> [REQUIREMENT] Write out the entire listing below exactly as it appears, minus any pictures.

> [MATERIAL PROVIDED]
+ + + + + + +

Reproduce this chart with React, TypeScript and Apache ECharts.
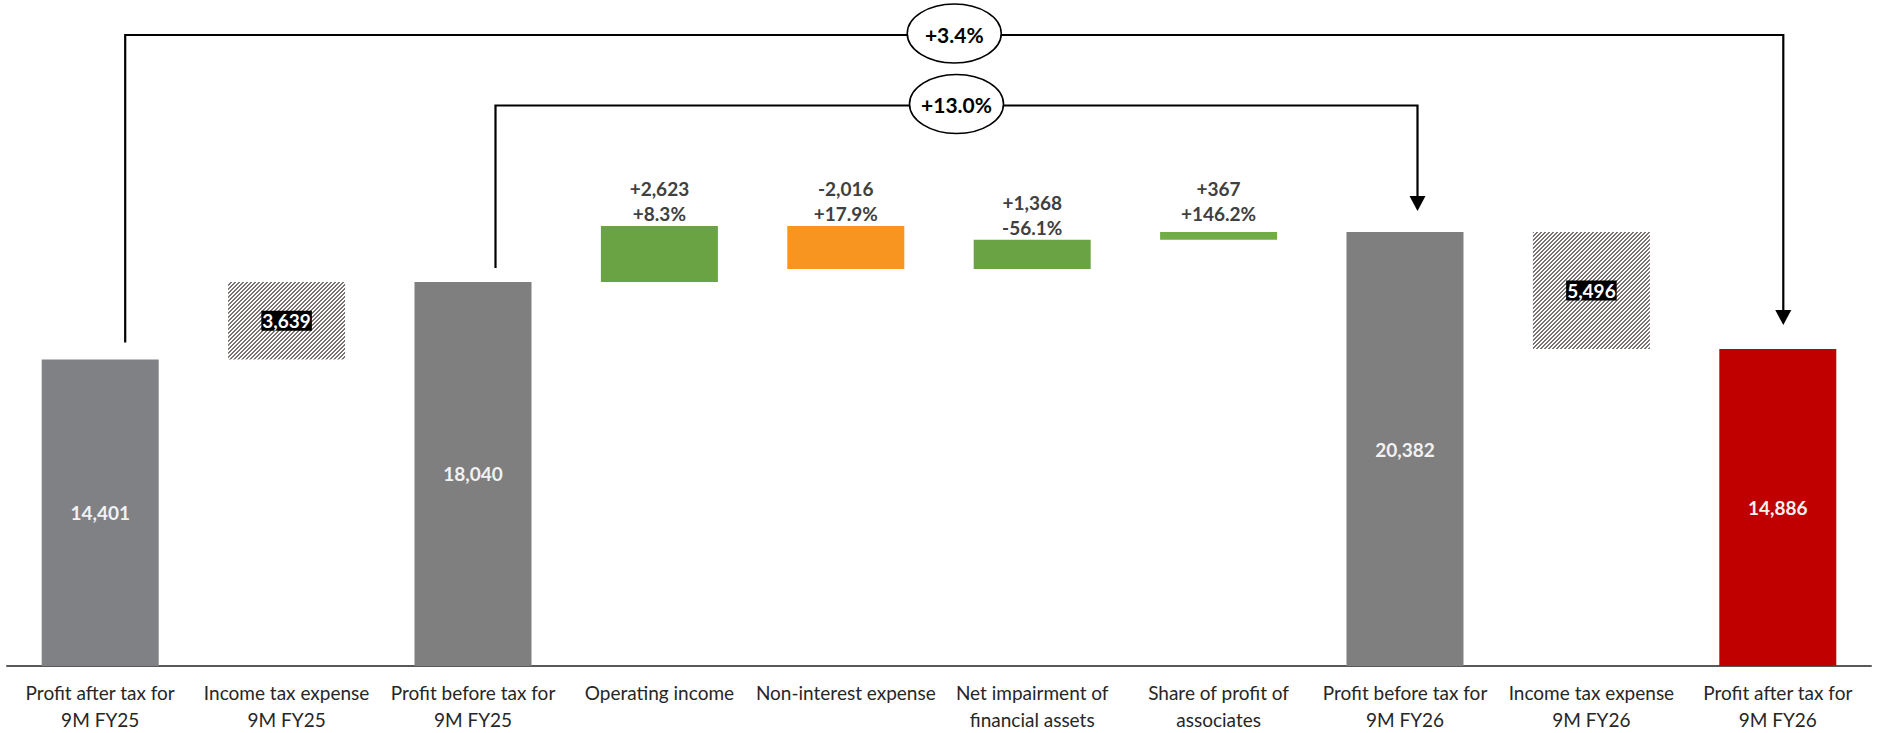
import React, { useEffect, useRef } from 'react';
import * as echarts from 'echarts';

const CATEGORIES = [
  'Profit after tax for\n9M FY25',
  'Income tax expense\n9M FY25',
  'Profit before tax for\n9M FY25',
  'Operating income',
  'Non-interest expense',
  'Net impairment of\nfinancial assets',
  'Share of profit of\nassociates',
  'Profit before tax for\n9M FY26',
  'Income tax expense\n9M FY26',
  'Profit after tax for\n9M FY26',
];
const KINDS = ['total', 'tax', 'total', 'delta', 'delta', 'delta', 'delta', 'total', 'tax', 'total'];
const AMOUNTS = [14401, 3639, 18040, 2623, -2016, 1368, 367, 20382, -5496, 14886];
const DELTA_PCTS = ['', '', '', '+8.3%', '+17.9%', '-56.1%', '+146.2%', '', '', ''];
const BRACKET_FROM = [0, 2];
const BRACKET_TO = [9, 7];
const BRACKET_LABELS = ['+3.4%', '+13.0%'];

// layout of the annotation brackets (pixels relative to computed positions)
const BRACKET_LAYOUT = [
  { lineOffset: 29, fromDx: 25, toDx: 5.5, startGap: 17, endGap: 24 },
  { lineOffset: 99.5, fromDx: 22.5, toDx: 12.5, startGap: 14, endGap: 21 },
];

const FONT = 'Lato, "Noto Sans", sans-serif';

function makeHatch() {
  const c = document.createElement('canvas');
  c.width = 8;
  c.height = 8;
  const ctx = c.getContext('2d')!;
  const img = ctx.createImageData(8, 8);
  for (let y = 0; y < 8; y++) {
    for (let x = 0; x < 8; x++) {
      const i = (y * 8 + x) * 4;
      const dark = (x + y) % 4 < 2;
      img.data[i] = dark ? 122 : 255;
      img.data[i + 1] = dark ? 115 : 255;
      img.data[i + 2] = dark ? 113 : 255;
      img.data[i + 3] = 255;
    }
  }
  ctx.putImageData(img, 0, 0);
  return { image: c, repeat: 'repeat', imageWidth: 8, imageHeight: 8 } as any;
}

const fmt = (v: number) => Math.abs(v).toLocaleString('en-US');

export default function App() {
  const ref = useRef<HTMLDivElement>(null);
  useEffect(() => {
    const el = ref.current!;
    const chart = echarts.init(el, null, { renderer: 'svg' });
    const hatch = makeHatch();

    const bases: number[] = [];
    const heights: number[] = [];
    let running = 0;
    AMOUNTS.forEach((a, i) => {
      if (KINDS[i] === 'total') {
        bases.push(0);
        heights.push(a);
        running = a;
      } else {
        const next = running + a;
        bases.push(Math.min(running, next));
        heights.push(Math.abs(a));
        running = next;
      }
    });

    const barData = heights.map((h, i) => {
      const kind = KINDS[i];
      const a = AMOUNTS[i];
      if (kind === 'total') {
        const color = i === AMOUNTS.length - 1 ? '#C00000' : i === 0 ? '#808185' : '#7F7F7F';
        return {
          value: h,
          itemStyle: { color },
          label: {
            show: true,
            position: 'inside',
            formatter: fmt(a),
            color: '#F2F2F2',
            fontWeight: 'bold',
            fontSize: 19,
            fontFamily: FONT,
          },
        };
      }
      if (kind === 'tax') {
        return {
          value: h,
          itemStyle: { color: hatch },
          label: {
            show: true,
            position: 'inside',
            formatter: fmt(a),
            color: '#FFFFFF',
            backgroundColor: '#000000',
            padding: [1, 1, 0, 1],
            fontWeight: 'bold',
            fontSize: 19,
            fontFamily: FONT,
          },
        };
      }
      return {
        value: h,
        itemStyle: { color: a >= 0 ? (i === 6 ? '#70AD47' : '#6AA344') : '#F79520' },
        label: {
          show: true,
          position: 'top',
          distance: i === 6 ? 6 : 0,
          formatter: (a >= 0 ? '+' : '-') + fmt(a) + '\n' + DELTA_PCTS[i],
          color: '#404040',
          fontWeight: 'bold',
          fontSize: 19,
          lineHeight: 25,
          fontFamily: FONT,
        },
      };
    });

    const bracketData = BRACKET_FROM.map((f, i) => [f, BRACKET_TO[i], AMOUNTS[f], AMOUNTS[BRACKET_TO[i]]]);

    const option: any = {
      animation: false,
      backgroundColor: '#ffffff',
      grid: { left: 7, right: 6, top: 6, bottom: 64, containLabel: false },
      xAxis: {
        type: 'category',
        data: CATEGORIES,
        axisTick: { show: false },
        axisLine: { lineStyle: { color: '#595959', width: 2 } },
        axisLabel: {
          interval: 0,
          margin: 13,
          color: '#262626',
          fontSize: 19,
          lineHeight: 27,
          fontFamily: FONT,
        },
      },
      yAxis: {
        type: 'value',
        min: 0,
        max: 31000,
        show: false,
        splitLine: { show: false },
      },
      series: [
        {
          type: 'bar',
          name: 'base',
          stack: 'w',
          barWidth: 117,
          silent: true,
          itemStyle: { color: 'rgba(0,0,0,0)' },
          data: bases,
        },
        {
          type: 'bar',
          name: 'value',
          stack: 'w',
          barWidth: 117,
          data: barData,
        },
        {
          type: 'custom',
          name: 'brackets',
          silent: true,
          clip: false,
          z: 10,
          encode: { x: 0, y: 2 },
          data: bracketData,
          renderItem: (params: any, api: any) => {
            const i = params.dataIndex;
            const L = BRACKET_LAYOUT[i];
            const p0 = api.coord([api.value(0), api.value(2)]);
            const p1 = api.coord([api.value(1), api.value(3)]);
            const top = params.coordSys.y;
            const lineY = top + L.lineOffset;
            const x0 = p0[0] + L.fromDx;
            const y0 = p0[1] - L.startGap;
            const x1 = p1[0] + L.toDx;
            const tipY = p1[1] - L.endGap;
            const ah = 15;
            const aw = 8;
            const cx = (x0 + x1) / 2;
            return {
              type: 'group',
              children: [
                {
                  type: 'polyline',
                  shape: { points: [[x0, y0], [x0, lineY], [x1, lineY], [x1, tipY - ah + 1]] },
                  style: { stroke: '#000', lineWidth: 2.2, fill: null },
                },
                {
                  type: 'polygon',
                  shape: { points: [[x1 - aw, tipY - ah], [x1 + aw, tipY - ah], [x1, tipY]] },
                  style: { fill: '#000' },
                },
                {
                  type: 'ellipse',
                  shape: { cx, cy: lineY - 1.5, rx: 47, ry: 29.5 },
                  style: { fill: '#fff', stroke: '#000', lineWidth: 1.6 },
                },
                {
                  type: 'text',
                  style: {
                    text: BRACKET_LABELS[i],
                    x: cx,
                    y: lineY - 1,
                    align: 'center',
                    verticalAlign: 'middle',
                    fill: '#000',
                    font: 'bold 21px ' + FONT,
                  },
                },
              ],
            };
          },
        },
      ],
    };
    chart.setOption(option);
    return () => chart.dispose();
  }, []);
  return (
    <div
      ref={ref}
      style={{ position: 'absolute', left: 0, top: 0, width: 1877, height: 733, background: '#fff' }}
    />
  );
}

+ + + + + + +

> [ANSWER IN FULL]
Reproduce this chart with React, TypeScript and Apache ECharts.
import React, { useEffect, useRef } from 'react';
import * as echarts from 'echarts';

const CATEGORIES = [
  'Profit after tax for\n9M FY25',
  'Income tax expense\n9M FY25',
  'Profit before tax for\n9M FY25',
  'Operating income',
  'Non-interest expense',
  'Net impairment of\nfinancial assets',
  'Share of profit of\nassociates',
  'Profit before tax for\n9M FY26',
  'Income tax expense\n9M FY26',
  'Profit after tax for\n9M FY26',
];
const KINDS = ['total', 'tax', 'total', 'delta', 'delta', 'delta', 'delta', 'total', 'tax', 'total'];
const AMOUNTS = [14401, 3639, 18040, 2623, -2016, 1368, 367, 20382, -5496, 14886];
const DELTA_PCTS = ['', '', '', '+8.3%', '+17.9%', '-56.1%', '+146.2%', '', '', ''];
const BRACKET_FROM = [0, 2];
const BRACKET_TO = [9, 7];
const BRACKET_LABELS = ['+3.4%', '+13.0%'];

// layout of the annotation brackets (pixels relative to computed positions)
const BRACKET_LAYOUT = [
  { lineOffset: 29, fromDx: 25, toDx: 5.5, startGap: 17, endGap: 24 },
  { lineOffset: 99.5, fromDx: 22.5, toDx: 12.5, startGap: 14, endGap: 21 },
];

const FONT = 'Lato, "Noto Sans", sans-serif';

function makeHatch() {
  const c = document.createElement('canvas');
  c.width = 8;
  c.height = 8;
  const ctx = c.getContext('2d')!;
  const img = ctx.createImageData(8, 8);
  for (let y = 0; y < 8; y++) {
    for (let x = 0; x < 8; x++) {
      const i = (y * 8 + x) * 4;
      const dark = (x + y) % 4 < 2;
      img.data[i] = dark ? 122 : 255;
      img.data[i + 1] = dark ? 115 : 255;
      img.data[i + 2] = dark ? 113 : 255;
      img.data[i + 3] = 255;
    }
  }
  ctx.putImageData(img, 0, 0);
  return { image: c, repeat: 'repeat', imageWidth: 8, imageHeight: 8 } as any;
}

const fmt = (v: number) => Math.abs(v).toLocaleString('en-US');

export default function App() {
  const ref = useRef<HTMLDivElement>(null);
  useEffect(() => {
    const el = ref.current!;
    const chart = echarts.init(el, null, { renderer: 'svg' });
    const hatch = makeHatch();

    const bases: number[] = [];
    const heights: number[] = [];
    let running = 0;
    AMOUNTS.forEach((a, i) => {
      if (KINDS[i] === 'total') {
        bases.push(0);
        heights.push(a);
        running = a;
      } else {
        const next = running + a;
        bases.push(Math.min(running, next));
        heights.push(Math.abs(a));
        running = next;
      }
    });

    const barData = heights.map((h, i) => {
      const kind = KINDS[i];
      const a = AMOUNTS[i];
      if (kind === 'total') {
        const color = i === AMOUNTS.length - 1 ? '#C00000' : i === 0 ? '#808185' : '#7F7F7F';
        return {
          value: h,
          itemStyle: { color },
          label: {
            show: true,
            position: 'inside',
            formatter: fmt(a),
            color: '#F2F2F2',
            fontWeight: 'bold',
            fontSize: 19,
            fontFamily: FONT,
          },
        };
      }
      if (kind === 'tax') {
        return {
          value: h,
          itemStyle: { color: hatch },
          label: {
            show: true,
            position: 'inside',
            formatter: fmt(a),
            color: '#FFFFFF',
            backgroundColor: '#000000',
            padding: [1, 1, 0, 1],
            fontWeight: 'bold',
            fontSize: 19,
            fontFamily: FONT,
          },
        };
      }
      return {
        value: h,
        itemStyle: { color: a >= 0 ? (i === 6 ? '#70AD47' : '#6AA344') : '#F79520' },
        label: {
          show: true,
          position: 'top',
          distance: i === 6 ? 6 : 0,
          formatter: (a >= 0 ? '+' : '-') + fmt(a) + '\n' + DELTA_PCTS[i],
          color: '#404040',
          fontWeight: 'bold',
          fontSize: 19,
          lineHeight: 25,
          fontFamily: FONT,
        },
      };
    });

    const bracketData = BRACKET_FROM.map((f, i) => [f, BRACKET_TO[i], AMOUNTS[f], AMOUNTS[BRACKET_TO[i]]]);

    const option: any = {
      animation: false,
      backgroundColor: '#ffffff',
      grid: { left: 7, right: 6, top: 6, bottom: 64, containLabel: false },
      xAxis: {
        type: 'category',
        data: CATEGORIES,
        axisTick: { show: false },
        axisLine: { lineStyle: { color: '#595959', width: 2 } },
        axisLabel: {
          interval: 0,
          margin: 13,
          color: '#262626',
          fontSize: 19,
          lineHeight: 27,
          fontFamily: FONT,
        },
      },
      yAxis: {
        type: 'value',
        min: 0,
        max: 31000,
        show: false,
        splitLine: { show: false },
      },
      series: [
        {
          type: 'bar',
          name: 'base',
          stack: 'w',
          barWidth: 117,
          silent: true,
          itemStyle: { color: 'rgba(0,0,0,0)' },
          data: bases,
        },
        {
          type: 'bar',
          name: 'value',
          stack: 'w',
          barWidth: 117,
          data: barData,
        },
        {
          type: 'custom',
          name: 'brackets',
          silent: true,
          clip: false,
          z: 10,
          encode: { x: 0, y: 2 },
          data: bracketData,
          renderItem: (params: any, api: any) => {
            const i = params.dataIndex;
            const L = BRACKET_LAYOUT[i];
            const p0 = api.coord([api.value(0), api.value(2)]);
            const p1 = api.coord([api.value(1), api.value(3)]);
            const top = params.coordSys.y;
            const lineY = top + L.lineOffset;
            const x0 = p0[0] + L.fromDx;
            const y0 = p0[1] - L.startGap;
            const x1 = p1[0] + L.toDx;
            const tipY = p1[1] - L.endGap;
            const ah = 15;
            const aw = 8;
            const cx = (x0 + x1) / 2;
            return {
              type: 'group',
              children: [
                {
                  type: 'polyline',
                  shape: { points: [[x0, y0], [x0, lineY], [x1, lineY], [x1, tipY - ah + 1]] },
                  style: { stroke: '#000', lineWidth: 2.2, fill: null },
                },
                {
                  type: 'polygon',
                  shape: { points: [[x1 - aw, tipY - ah], [x1 + aw, tipY - ah], [x1, tipY]] },
                  style: { fill: '#000' },
                },
                {
                  type: 'ellipse',
                  shape: { cx, cy: lineY - 1.5, rx: 47, ry: 29.5 },
                  style: { fill: '#fff', stroke: '#000', lineWidth: 1.6 },
                },
                {
                  type: 'text',
                  style: {
                    text: BRACKET_LABELS[i],
                    x: cx,
                    y: lineY - 1,
                    align: 'center',
                    verticalAlign: 'middle',
                    fill: '#000',
                    font: 'bold 21px ' + FONT,
                  },
                },
              ],
            };
          },
        },
      ],
    };
    chart.setOption(option);
    return () => chart.dispose();
  }, []);
  return (
    <div
      ref={ref}
      style={{ position: 'absolute', left: 0, top: 0, width: 1877, height: 733, background: '#fff' }}
    />
  );
}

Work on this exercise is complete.